The Marysville School District in Washington state has $1.26 million more in educational funding this year, thanks to the Tulalip Tribes.
The tribal nation donated the funding on February 8 to help save programs suspended or canceled because of drastic budget cuts, according to the HeraldNet.
In December the state slashed $250 million in education funding statewide. The Marysville School District’s share of the cut was $2 million for this school year.
Tulalip Tribes Board of Directors stepped up to help fill the gap.
“We watched this, and we knew if there was a way to help we would like to stand up and be part of our larger community that helps out those in need,” said Melvin Sheldon, chairman of the Tulalip Tribes Board of Directors.
The $1.26 million was in addition to the tribes’ $1.8 million annual contribution for education initiatives.

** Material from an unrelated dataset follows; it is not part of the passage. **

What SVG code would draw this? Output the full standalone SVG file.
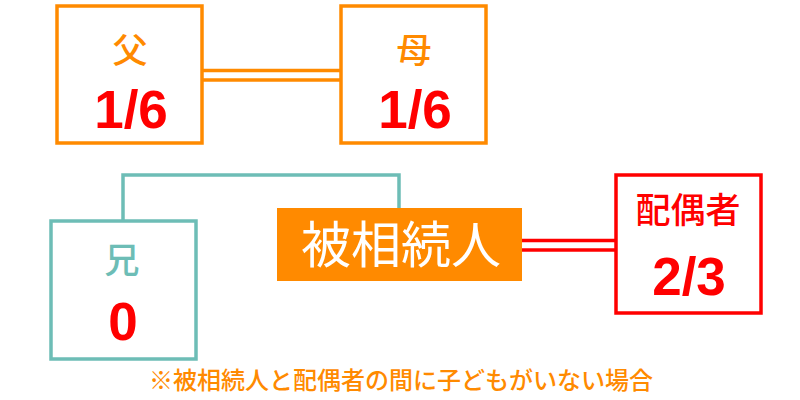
<svg xmlns="http://www.w3.org/2000/svg" width="800" height="400" viewBox="0 0 800 400">
<style>
.box{fill:#fff;stroke-width:3.5}
.or{stroke:#FF8A00}
.tl{stroke:#6DBDB6}
.rd{stroke:#FF0000}
.lbl{font-family:"Noto Sans CJK JP","Noto Sans",sans-serif;font-size:35px;font-weight:500;text-anchor:middle}
.num{font-family:"Liberation Sans",Arial,sans-serif;font-weight:bold;font-size:53px;fill:#FF0000;text-anchor:middle}
.ln{fill:none;stroke-width:3.5}
</style>
<rect width="800" height="400" fill="#fff"/>
<g id="connectors">
<line class="ln or" x1="202" y1="70.5" x2="341" y2="70.5"/>
<line class="ln or" x1="202" y1="80" x2="341" y2="80"/>
<polyline class="ln tl" points="123,221 123,175 399,175 399,208"/>
<line class="ln rd" x1="522" y1="240.5" x2="616" y2="240.5"/>
<line class="ln rd" x1="522" y1="250" x2="616" y2="250"/>
</g>
<g id="father">
<rect class="box or" x="57" y="6" width="145" height="137"/>
<text class="lbl" x="130" y="63" fill="#FF8A00">父</text>
<text class="num" x="131" y="128">1/6</text>
</g>
<g id="mother">
<rect class="box or" x="341" y="6" width="145" height="137"/>
<text class="lbl" x="414" y="63" fill="#FF8A00">母</text>
<text class="num" x="415" y="128">1/6</text>
</g>
<g id="brother">
<rect class="box tl" x="51" y="221" width="145" height="138"/>
<text class="lbl" x="122" y="273" fill="#6DBDB6">兄</text>
<text class="num" x="123" y="340">0</text>
</g>
<g id="deceased">
<rect x="277" y="208" width="245" height="73" fill="#FF8A00"/>
<text x="401" y="263" font-family="Noto Sans CJK JP,Noto Sans,sans-serif" font-size="50" fill="#fff" text-anchor="middle">被相続人</text>
</g>
<g id="spouse">
<rect class="box rd" x="616" y="175" width="145" height="138"/>
<text class="lbl" x="688" y="223" fill="#FF0000">配偶者</text>
<text class="num" x="689" y="295">2/3</text>
</g>
<text x="401" y="389" font-family="Noto Sans CJK JP,Noto Sans,sans-serif" font-size="24" font-weight="500" fill="#FF8A00" text-anchor="middle">※被相続人と配偶者の間に子どもがいない場合</text>
</svg>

The Tulalip Tribe Board of Directors initially looked at funding varsity sports teams at Marysville Getchell High School, but decided to focus instead on stemming educational cuts that were happening throughout the district, board member Glen Gobin said.
“Our original intent was to fund Getchell sports then we got deeper. … and it very quickly became apparent that the money needed to go into the education part,” Gobin said.
The funds will help the district provide science curriculum and professional development for middle schools; math materials, teacher training and two district math coaches; a new data system to track and analyze student achievement; cultural diversity training for staff; C squad sports teams at Marysville Getchell High School; and all-day kindergarten and teachers for kindergarten through third-grade to reduce class sizes at Tulalip and Quil Ceda Elementary Schools.
“I’ve been devastated by how our state has handled the budget crisis,” Marysville School Board member Darci Becker said. “It cut deeply into all schools’ budgets, but for us here in Marysville, it’s been very painful. I hope (students) can understand the gift that they have been given.”
The district will receive $860,000 followed by four quarterly payments making up the remaining balance over the next year.
“It’s huge for academics, it plugs that hole,” Marysville Superintendent Larry Nyland said.
The Tulalip Tribes has a tradition of philanthropy and each year donates hundreds of thousands of dollars to nonprofit organizations.
Tulalip’s 22,000-acre reservation was reserved by the Treaty of Point Elliott in January, 1855. Its boundaries were established by the treaty and by an executive order singed by President Ulysses S. Grant on December 23, 1873. The reservation was created to provide a permanent home for the Snohomish, Snoqualmie, Skagit, Suiattle, Samish and Stillaguamish Tribes and allied bands living in the region.
The tribes’ population is around 4,000 and growing, according to its website. Around 2,500 citizens live on the reservation.
Tulalip Tribes has around 3,200 employees; more than two-thirds work in the tribes’ business enterprise, including Tulalip Casino/Resort/Bingo, Leasing, Tulalip Broadband, Tulalip Marina, Tulalip Liquor & Smoke Shop and the Quil Ceda Village Business Park.